Rick Millward said...

Not to mention the majority who are on the sidelines watching this runaway train.

I think the Biden administration is proceeding with due caution, knowing that when (not if) the downturn begins they will be the lender of last resort. It will be a bailout extravaganza, and they will have no choice, just like 2008.

There's no point questioning Biden's competency. He's the one we brought to the dance.

The infrastructure bills will help keep the economy going and Republicans know this so they will oppose them because it's a political win for them when the economy tanks and they can blame the Democrats. They don't care, and as unbelievable as it is after Trump's lies, after COVID, after the impeachments, insurrections, indictments and corruption, many still can't, or won't, see it.

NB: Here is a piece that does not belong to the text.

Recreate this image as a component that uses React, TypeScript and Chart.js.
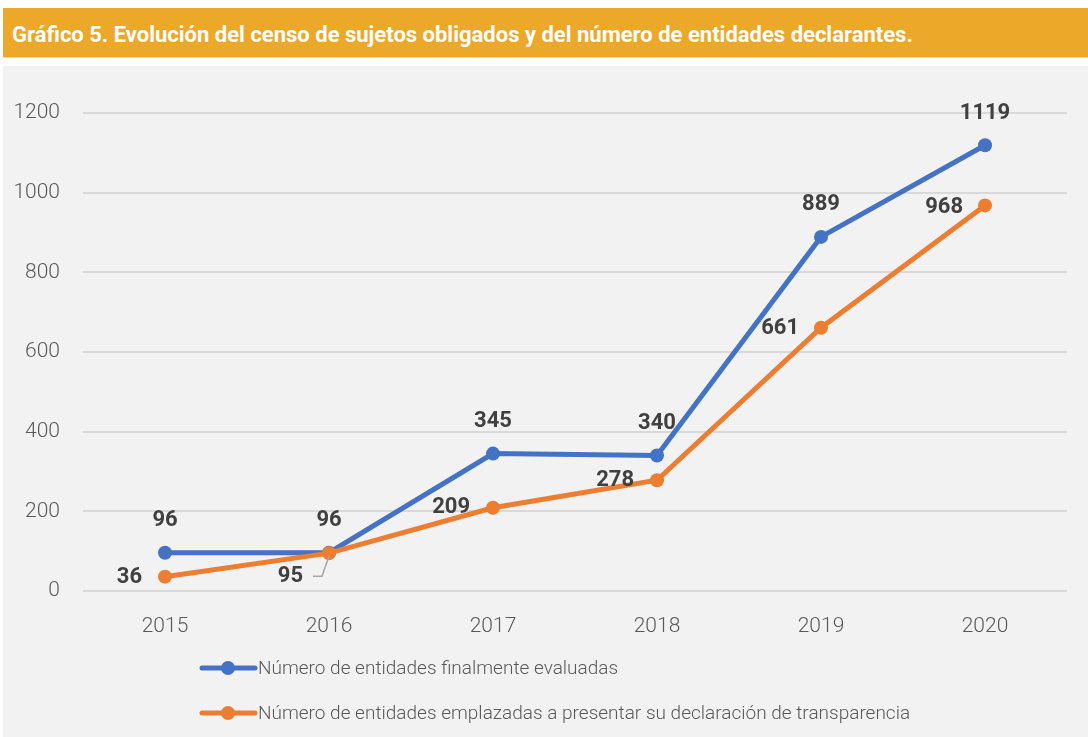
import React, { useEffect, useRef } from "react";
import { Chart, registerables } from "chart.js";

Chart.register(...registerables);

const years = ["2015", "2016", "2017", "2018", "2019", "2020"];
const evaluadas = [96, 96, 345, 340, 889, 1119];
const emplazadas = [36, 95, 209, 278, 661, 968];
const seriesNames = [
  "Número de entidades finalmente evaluadas",
  "Número de entidades emplazadas a presentar su declaración de transparencia",
];
const yTicks = [0, 200, 400, 600, 800, 1000, 1200];
const titleText =
  "Gráfico 5. Evolución del censo de sujetos obligados y del número de entidades declarantes.";

const BLUE = "#4472C4";
const ORANGE = "#ED7D31";
const FONT = "'Liberation Sans Narrow', 'Roboto', sans-serif";

// label placement styles (offsets in px relative to the point)
const orangeLabelDx = [-23, -26, -23, -23, -22, -22];
const orangeLabelDy = [1, 23, 0, 0, 1, 2];
const blueLabelDy = -32;

const labelsPlugin = {
  id: "customLabels",
  afterDatasetsDraw(chart: any) {
    const ctx = chart.ctx;
    ctx.save();
    ctx.font = `bold 22px ${FONT}`;
    ctx.fillStyle = "#404040";
    ctx.textBaseline = "middle";
    const m0 = chart.getDatasetMeta(0);
    m0.data.forEach((pt: any, i: number) => {
      ctx.textAlign = "center";
      ctx.fillText(String(evaluadas[i]), pt.x, pt.y + blueLabelDy);
    });
    const m1 = chart.getDatasetMeta(1);
    m1.data.forEach((pt: any, i: number) => {
      ctx.textAlign = "right";
      const tx = pt.x + orangeLabelDx[i];
      const ty = pt.y + orangeLabelDy[i];
      ctx.fillText(String(emplazadas[i]), tx, ty);
      if (i === 1) {
        ctx.strokeStyle = "#A6A6A6";
        ctx.lineWidth = 1.5;
        ctx.beginPath();
        ctx.moveTo(tx + 10, ty);
        ctx.lineTo(tx + 19, ty);
        ctx.lineTo(pt.x, pt.y + 3);
        ctx.stroke();
      }
    });
    ctx.restore();
  },
  afterDraw(chart: any) {
    const ctx = chart.ctx;
    ctx.save();
    const colors = [BLUE, ORANGE];
    const ys = [602, 647];
    ctx.font = `300 19px ${FONT}`;
    ctx.textBaseline = "middle";
    ctx.textAlign = "left";
    for (let i = 0; i < 2; i++) {
      const y = ys[i];
      ctx.strokeStyle = colors[i];
      ctx.lineWidth = 5;
      ctx.lineCap = "round";
      ctx.beginPath();
      ctx.moveTo(199, y);
      ctx.lineTo(252, y);
      ctx.stroke();
      ctx.fillStyle = colors[i];
      ctx.beginPath();
      ctx.arc(225, y, 7, 0, Math.PI * 2);
      ctx.fill();
      ctx.fillStyle = "#595959";
      ctx.fillText(seriesNames[i], 255, y + 1);
    }
    ctx.restore();
  },
};

export default function App() {
  const ref = useRef<HTMLCanvasElement | null>(null);
  useEffect(() => {
    if (!ref.current) return;
    const chart = new Chart(ref.current, {
      type: "line",
      data: {
        labels: years,
        datasets: [
          {
            label: seriesNames[0],
            data: evaluadas,
            borderColor: BLUE,
            backgroundColor: BLUE,
            borderWidth: 5,
            pointRadius: 7,
            pointHoverRadius: 7,
            pointBorderWidth: 0,
            order: 2,
          },
          {
            label: seriesNames[1],
            data: emplazadas,
            borderColor: ORANGE,
            backgroundColor: ORANGE,
            borderWidth: 5,
            pointRadius: 7,
            pointHoverRadius: 7,
            pointBorderWidth: 0,
            order: 1,
          },
        ],
      },
      options: {
        responsive: false,
        animation: false,
        layout: { padding: { top: 47, right: 21, left: 0, bottom: 0 } },
        plugins: {
          legend: { display: false },
          tooltip: { enabled: false },
          title: { display: false },
        },
        scales: {
          x: {
            offset: true,
            grid: { display: false, drawTicks: false },
            border: { display: false },
            ticks: {
              padding: 23,
              color: "#595959",
              font: { family: FONT, size: 21, weight: "300" },
            },
            afterFit: (s: any) => {
              s.height = 146;
            },
          },
          y: {
            min: 0,
            max: 1200,
            afterBuildTicks: (s: any) => {
              s.ticks = yTicks.map((v) => ({ value: v }));
            },
            grid: { color: "#D9D9D9", lineWidth: 2, drawTicks: false },
            border: { display: false },
            ticks: {
              padding: 23,
              color: "#595959",
              font: { family: FONT, size: 21, weight: "300" },
              callback: (v: any) => String(v),
            },
            afterFit: (s: any) => {
              s.width = 80;
            },
          },
        },
      },
      plugins: [labelsPlugin],
    });
    return () => chart.destroy();
  }, []);

  return (
    <div
      style={{
        position: "absolute",
        left: 0,
        top: 0,
        width: 1088,
        height: 737,
        background: "#ffffff",
        overflow: "hidden",
      }}
    >
      <div
        style={{
          position: "absolute",
          left: 3,
          top: 8,
          width: 1085,
          height: 50,
          background: "#ECA829",
          borderBottom: "1px solid #F6D79A",
          boxSizing: "border-box",
        }}
      >
        <div
          style={{
            position: "absolute",
            left: 9,
            top: 14,
            color: "#ffffff",
            fontFamily: FONT,
            fontWeight: "bold",
            fontSize: 22,
            lineHeight: "26px",
            whiteSpace: "nowrap",
          }}
        >
          {titleText}
        </div>
      </div>
      <div
        style={{
          position: "absolute",
          left: 3,
          top: 66,
          width: 1085,
          height: 671,
          background: "#F2F2F2",
        }}
      >
        <canvas ref={ref} width={1085} height={671} style={{ display: "block" }} />
      </div>
    </div>
  );
}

Just like 2008. Hopefully not worse...

Here's a thought. Isn't affordable housing infrastructure?

Michael Trigoboff said...

I think it was Yogi Berra who said, “Predictions are hard. Especially about the future.“

Ed Cooper said...

The President's refusal to go all out on getting the Voters Rights provisions in the two big Bill's hanging fire in McTurdles Senate will be responsible for the loss of both Houses of Congress in 2022, in my opinion. It is especially disturbing to me to have read yesterday that voting rights activists are being told by White House sources are telling them Biden is convinced that all the Suppression Bill's in the States can be defeated by organizing the GOTV campaigns.

Ralph Bowman said...

Yep he is old. But the voters have no say in the market destruction game. That is played by companies and money people who will not be reined in while there is a buck to be made. Sit back and let it crash, then pick up the goodies for pennies. The S and L’s, 2008, next inflation.
Our retirement income now 20 years old is shrinking fast. I bought the gun. Not ready yet. Maybe after the first stroke, or the second, maybe add on quadruple bypass and a pacemaker and a chunk of dementia. Yeah, then.